ON THE RECENT DUGGAR CASE

Duggars

Like many “19 Kids and Counting” viewers, I’m saddened to hear of Josh Duggar’s confession of sexual molestation of 5 girls, 4 of which were his own sisters. Over the weekend, I’ve read many articles and comments that either sweep it under the rug by saying “forgive, it was a mistake”, to downright glee at his downfall. Both are disturbing to me because they represent reactions written from emotion and bias. Yet, with as much talk about this right now, I can’t be silent not to address this issue. It’s a very public, real-life  circumstance that has generated a windstorm of assumptions. It’s brought up questions concerning forgiveness and accountability, honesty and moral dilemma. How do you and I, as Christians response to such a crime committed by a professing brother in Christ? This story seems to beg the question. I’m writing today in hopes to offer a clear-headed, balanced response.

I don’t know Josh Duggar nor anyone in this family.

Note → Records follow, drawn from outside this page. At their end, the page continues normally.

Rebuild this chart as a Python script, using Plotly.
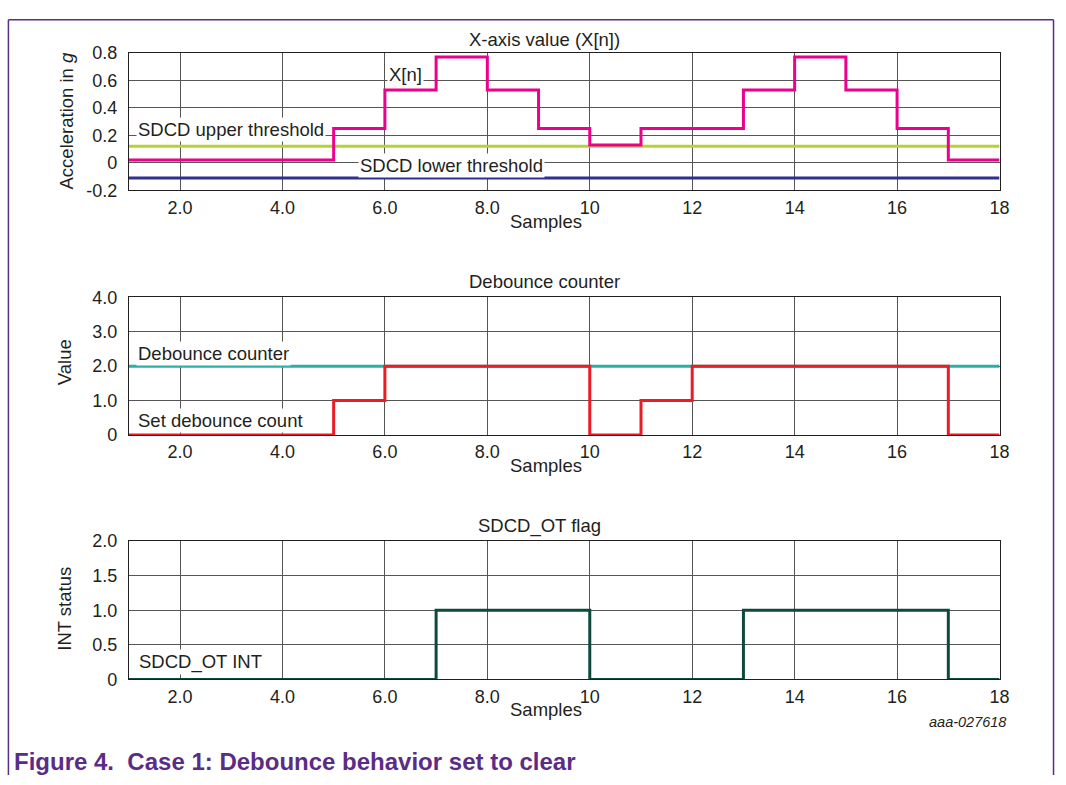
import plotly.graph_objects as go

# ---------------- data ----------------
samples = list(range(1, 19))
xn_values = [0.02, 0.02, 0.02, 0.02, 0.25, 0.53, 0.77, 0.53, 0.25, 0.13,
             0.25, 0.25, 0.53, 0.77, 0.53, 0.25, 0.02, 0.02]
upper_threshold = [0.12] * 18
lower_threshold = [-0.11] * 18

debounce_counter = [0, 0, 0, 0, 1, 2, 2, 2, 2, 0, 1, 2, 2, 2, 2, 2, 0, 0]
set_debounce_count = [2.0] * 18

int_flag = [0, 0, 0, 0, 0, 0, 1, 1, 1, 0, 0, 0, 1, 1, 1, 1, 0, 0]

x_tickvals = [2, 4, 6, 8, 10, 12, 14, 16, 18]
x_ticktext = ["2.0", "4.0", "6.0", "8.0", "10", "12", "14", "16", "18"]
y1_tickvals = [-0.2, 0, 0.2, 0.4, 0.6, 0.8]
y1_ticktext = ["-0.2", "0", "0.2", "0.4", "0.6", "0.8"]
y2_tickvals = [0, 1, 2, 3, 4]
y2_ticktext = ["0", "1.0", "2.0", "3.0", "4.0"]
y3_tickvals = [0, 0.5, 1, 1.5, 2]
y3_ticktext = ["0", "0.5", "1.0", "1.5", "2.0"]

# ---------------- figure ----------------
W, H = 1066, 785
FONT = "Liberation Sans, Arial, sans-serif"
TXT = "#231f20"
PURPLE = "#5b2c86"
FS = 18.5


def px(x):
    return x / W


def py(y):
    return 1 - y / H


fig = go.Figure()

fig.add_trace(go.Scatter(x=samples, y=upper_threshold, mode="lines",
                         line=dict(color="#b5d334", width=3), xaxis="x", yaxis="y"))
fig.add_trace(go.Scatter(x=samples, y=lower_threshold, mode="lines",
                         line=dict(color="#2e3192", width=3), xaxis="x", yaxis="y"))
fig.add_trace(go.Scatter(x=samples, y=xn_values, mode="lines", line_shape="hv",
                         line=dict(color="#ec008c", width=3), xaxis="x", yaxis="y"))

fig.add_trace(go.Scatter(x=samples, y=set_debounce_count, mode="lines",
                         line=dict(color="#2ab0a5", width=3), xaxis="x2", yaxis="y2"))
fig.add_trace(go.Scatter(x=samples, y=debounce_counter, mode="lines", line_shape="hv",
                         line=dict(color="#ed1c24", width=3), xaxis="x2", yaxis="y2"))

fig.add_trace(go.Scatter(x=samples, y=int_flag, mode="lines", line_shape="hv",
                         line=dict(color="#0d4a3c", width=3), xaxis="x3", yaxis="y3"))

xdom = [px(130), px(1009)]
common_x = dict(range=[1, 18], domain=xdom, tickvals=x_tickvals, ticktext=x_ticktext,
                showgrid=True, gridcolor="#555555", gridwidth=1, zeroline=False,
                showline=True, linecolor="#231f20", linewidth=1, mirror=True,
                tickfont=dict(family=FONT, size=18, color=TXT), ticks="",
                ticklabelstandoff=1)
common_y = dict(showgrid=True, gridcolor="#555555", gridwidth=1, zeroline=False,
                showline=True, linecolor="#231f20", linewidth=1, mirror=True,
                tickfont=dict(family=FONT, size=18, color=TXT), ticks="",
                ticklabelstandoff=7)

fig.update_layout(
    width=W, height=H, margin=dict(l=0, r=0, t=0, b=0),
    paper_bgcolor="white", plot_bgcolor="white", showlegend=False,
    font=dict(family=FONT, color=TXT),
    xaxis=dict(common_x, anchor="y"),
    xaxis2=dict(common_x, anchor="y2"),
    xaxis3=dict(common_x, anchor="y3"),
    yaxis=dict(common_y, anchor="x", domain=[py(185), py(44)], range=[-0.2, 0.8],
               tickvals=y1_tickvals, ticktext=y1_ticktext),
    yaxis2=dict(common_y, anchor="x2", domain=[py(436), py(295)], range=[0, 4],
                tickvals=y2_tickvals, ticktext=y2_ticktext),
    yaxis3=dict(common_y, anchor="x3", domain=[py(687), py(545)], range=[0, 2],
                tickvals=y3_tickvals, ticktext=y3_ticktext),
)

ann = []


def paper_text(text, x, y, size=FS, xanchor="center", angle=0, color=TXT, **kw):
    ann.append(dict(text=text, x=px(x), y=py(y), xref="paper", yref="paper",
                    xanchor=xanchor, yanchor="middle", showarrow=False, textangle=angle,
                    font=dict(family=FONT, size=size, color=color), **kw))


# titles
paper_text("X-axis value (X[n])", 550, 30)
paper_text("Debounce counter", 550, 279)
paper_text("SDCD_OT flag", 545, 529)
for yy in (217, 467, 718):
    paper_text("Samples", 551, yy)
paper_text("Acceleration in <i>g</i>", 67, 114, angle=-90)
paper_text("Value", 65, 361, angle=-90)
paper_text("INT status", 65, 614, angle=-90)

# in-plot labels


def data_text(text, x, y, xr, yr):
    ann.append(dict(text=text, x=x, y=y, xref=xr, yref=yr, xanchor="left", yanchor="middle",
                    showarrow=False, bgcolor="white", borderpad=1,
                    font=dict(family=FONT, size=FS, color=TXT)))


data_text("SDCD upper threshold", 1.15, 0.24, "x", "y")
data_text("SDCD lower threshold", 5.48, -0.02, "x", "y")
data_text("X[n]", 6.05, 0.645, "x", "y")
data_text("Debounce counter", 1.15, 2.38, "x2", "y2")
data_text("Set debounce count", 1.15, 0.43, "x2", "y2")
data_text("SDCD_OT INT", 1.17, 0.25, "x3", "y3")

paper_text("<i>aaa-027618</i>", 1018, 731, size=14.5, xanchor="right")
paper_text("<b>Figure 4.\u00a0 Case 1: Debounce behavior set to clear</b>", 12, 771,
           size=24, xanchor="left", color=PURPLE)

fig.update_layout(annotations=ann)

# purple frame
for x0, y0, x1, y1 in [(px(8.5), 0, px(8.5), py(10)),
                       (px(8.5), py(10), px(1063.5), py(10)),
                       (px(1063.5), 0, px(1063.5), py(10))]:
    fig.add_shape(type="line", xref="paper", yref="paper", x0=x0, y0=y0, x1=x1, y1=y1,
                  line=dict(color=PURPLE, width=1.5))

fig.write_html("out.html")
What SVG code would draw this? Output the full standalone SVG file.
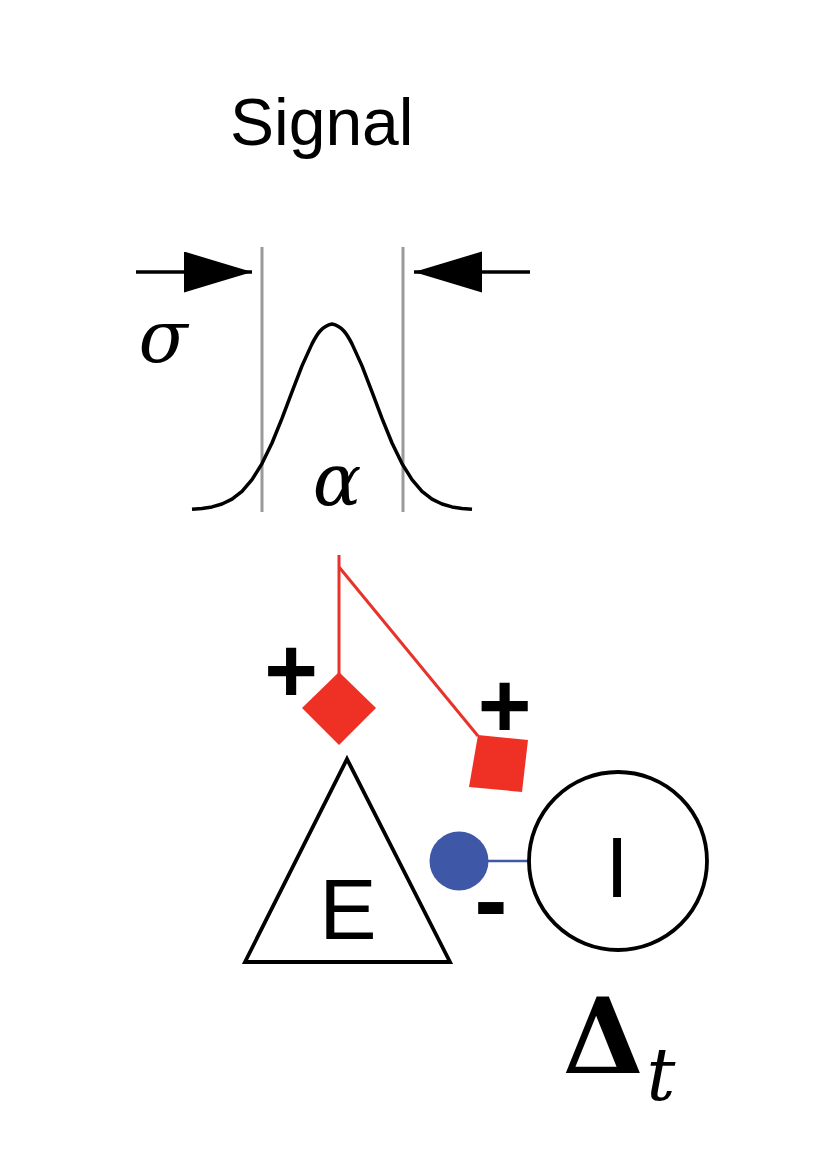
<svg xmlns="http://www.w3.org/2000/svg" width="815" height="1173" viewBox="0 0 815 1173">
<style>
.sans{font-family:"Liberation Sans",Arial,sans-serif;fill:#000}
.serif{font-family:"DejaVu Serif","Liberation Serif",serif;fill:#000}
.it{font-style:italic}
.bold{font-weight:bold}
.grey{stroke:#9a9a9a;stroke-width:3;fill:none}
.blk{stroke:#000;stroke-width:3.5;fill:none}
.red{stroke:#e8332a;stroke-width:3;fill:none}
.redf{fill:#ee3124;stroke:none}
.blue{stroke:#4058a6;stroke-width:2.5;fill:none}
.bluef{fill:#3f57a7;stroke:none}
.node{fill:#fff;stroke:#000;stroke-width:3.8;stroke-linejoin:miter}
</style>
<defs>
<marker id="ah" markerUnits="userSpaceOnUse" markerWidth="70" markerHeight="42" refX="68" refY="20.5" orient="auto">
<path d="M0,0 L68,20.5 L0,41 Z" fill="#000"/>
</marker>
</defs>
<rect width="815" height="1173" fill="#fff"/>
<g id="signal">
<text class="sans" x="230" y="145" font-size="66">Signal</text>
<line class="grey" x1="262" y1="247" x2="262" y2="512"/>
<line class="grey" x1="403" y1="247" x2="403" y2="512"/>
<path class="blk" stroke-width="4" stroke-linejoin="round" d="M192,509.3 L202,508.5 L212,506.9 L222,504 L232,499.1 L242,491.3 L252,479.7 L262,463.6 L272,443 L282,418.4 L292,391.8 L302,365.9 L312,343.9 C317,334 322,326 332,324 C342,326 347,334 352,343.9 L362,365.9 L372,391.8 L382,418.4 L392,443 L402,463.6 L412,479.7 L422,491.3 L432,499.1 L442,504 L452,506.9 L462,508.5 L472,509.3"/>
<text class="serif it" x="163" y="362" font-size="72" text-anchor="middle">σ</text>
<text class="serif it" x="337" y="505" font-size="72" text-anchor="middle">α</text>
</g>
<g id="connectors">
<line class="blk" x1="136" y1="272" x2="252" y2="272" marker-end="url(#ah)"/>
<line class="blk" x1="530" y1="272" x2="414" y2="272" marker-end="url(#ah)"/>
<polyline class="red" points="339,555 339,674"/>
<line class="red" x1="339" y1="567" x2="478" y2="736"/>
<line class="blue" x1="486" y1="861" x2="530" y2="861"/>
</g>
<g id="synapse-e">
<polygon class="redf" points="339,672 376,708 339,745 302,708"/>
<text class="sans bold" x="291" y="702" font-size="92" text-anchor="middle">+</text>
</g>
<g id="synapse-i">
<polygon class="redf" points="478,735 528,740 522,792 469,787"/>
<text class="sans bold" x="504.5" y="737" font-size="92" text-anchor="middle">+</text>
</g>
<g id="synapse-inh">
<circle class="bluef" cx="459" cy="861" r="29.5"/>
<text class="sans bold" x="491" y="934" font-size="100" text-anchor="middle">-</text>
</g>
<g id="node-e">
<polygon class="node" points="347,759 450,962 245,962"/>
<text class="sans" x="348" y="939" font-size="86" text-anchor="middle">E</text>
</g>
<g id="node-i">
<circle class="node" cx="618" cy="861" r="89"/>
<text class="sans" x="617" y="897" font-size="85" text-anchor="middle">I</text>
</g>
<g id="delta">
<text class="serif bold" x="603" y="1073" font-size="104" text-anchor="middle">Δ</text>
<text class="serif it" x="661" y="1100" font-size="72" text-anchor="middle">t</text>
</g>
</svg>
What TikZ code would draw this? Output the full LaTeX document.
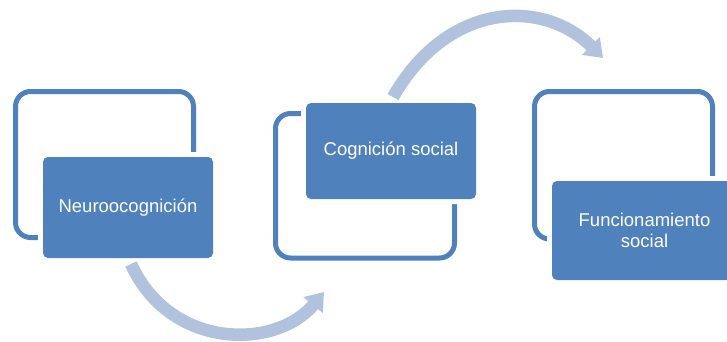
\documentclass[tikz,border=0pt]{standalone}
\usepackage{fontspec}
\setmainfont{Liberation Sans}
\usetikzlibrary{arrows.meta}
\definecolor{boxblue}{HTML}{4F81BD}
\definecolor{arrowblue}{RGB}{176,194,222}
\begin{document}
\begin{tikzpicture}[x=1pt,y=-1pt,
  outlinebox/.style={draw=boxblue, line width=5pt, rounded corners=15pt, rectangle, inner sep=0pt},
  cardbox/.style={fill=boxblue, rounded corners=5pt, rectangle, inner sep=0pt, text=white,
    font=\fontsize{18.5}{21}\selectfont, align=center, preaction={draw=white, line width=10pt}},
  flowarrow/.style={draw=arrowblue, line width=12.5pt, -{Triangle[length=17pt,width=24pt]}}]
\useasboundingbox (0,0) rectangle (727,341);
% outlines
\node[outlinebox, minimum width=178pt, minimum height=146pt] (o1) at (104.5,164.5) {};
\node[outlinebox, minimum width=179pt, minimum height=144.5pt] (o2) at (365,185.75) {};
\node[outlinebox, minimum width=178pt, minimum height=147.5pt] (o3) at (623.5,165.25) {};
% filled boxes
\node[cardbox, minimum width=170pt, minimum height=101pt] (b1) at (128,207.5) {Neuroocognición};
\node[cardbox, minimum width=170pt, minimum height=96pt] (b2) at (391,151) {Cognición social};
\node[cardbox, minimum width=185pt, minimum height=99pt] (b3) at (644.5,230.5) {Funcionamiento\\social};
% arrows
\coordinate (a1s) at (131,264);
\coordinate (a1e) at (324,292);
\coordinate (a2s) at (393,97);
\coordinate (a2e) at (603,58);
\draw[flowarrow] (a1s) .. controls (170,350) and (276,350) .. (a1e);
\draw[flowarrow] (a2s) .. controls (449,-0.5) and (544.5,-0.5) .. (a2e);
\end{tikzpicture}
\end{document}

I don’t know all the details and I never will. I can’t read anyone’s heart or mind. What I have pondered are some general thoughts and principles I believe are to be considered:

  • First and foremost, Josh Duggar committed a horrific crime. It was committed deliberately and repetitively. You cannot shrug it off simply by saying “He who is without sin, cast the first stone.” Are you saying that because he professes to be a Christian? Would you say that about anyone in his shoes? He wasn’t a “child” at the time and knew exactly what he was doing, and was NOT just a “mistake”. For that, he needed (or still needs) extensive help, and needless to say, a punishment worthy of the crime. Accountability and Forgiveness are not the same thing. 
  • Josh Duggar is a sinner. He possesses the same origin of sin as any other child molester, any murderer, any thief. Let me ask you this—(because I see it in myself also) —have you ever noticed that our jails are full of such criminals that most Christians never evangelized, nor visit with the gospel? Yet when, and if, they show an interest in God are suddenly extended a hand of fellowship or a pat on the back? They are suddenly humanized because they have stepped over on our terms. Why aren’t we seeing the same potential of repentance in them as we think we see in Josh Duggar? Why is there such a double standard? 
  • Don’t trust appearances. Even the most pristine family may not always be what they seem. Now, I admire what the family and their show stood for; I share their values and I definitely rooted for their success and witness in the middle of a world waiting for them to fall. Yet, even before this came to light, I never thought it was wise to publicly hold anyone up on a pedestal.  On a large or small scale, men will fail us. Whether they are reality show stars, Sunday school teachers, or family. I’m not saying to throw trust out the window, but that our standard and confidence is ultimately only One, and that is Jesus Christ. 
  • I’m grieved that this very public incident has hurt the body of Christ as a whole. By being so much in the public eye, this family was under a microscope. As such, their credibility is under question. I support TLC’s decision to take them off the air, at least until some restoration or restitution can be made. I cannot speculate on this point, but if the parents knew the history with Josh, I question the wisdom of the decision to have a show, knowing the damage this revelation would do in the long run. 
  • I believe in restoration of the sinner. I believe that if Josh Duggar is truly repentant, if he has truly mourned over his sin, if he has dealt with it in his heart and before his victims, that God has forgiven him. I believe that about anyone in his shoes. Does that mean that just because someone is repentant that there are no consequences? No. Otherwise, we might as well let everyone, even those who are truly repentant out of jail. Additionally, even if this repentance has already taken place, as someone in the limelight, he has a responsibility to his viewers to prove that repentance. I don’t know what that looks like, God does. 
  • Our job is to pray…pray and understand that all things work together for the good for the Christian. (Romans 8:28). Pray that their eyes would be open to any false doctrine or wrong teaching, and any dysfunction in the family would be corrected if there are any. Pray for the victims, that they have healed and will heal from this present crisis. I think it’s wishful and probably unlikely that all is well across the board, but who knows – maybe God will choose the right means of restoration to create an honest and even more transparent witness for Him. Otherwise, pray that He would use this in the individuals that were more directly effected in ways that we will never know.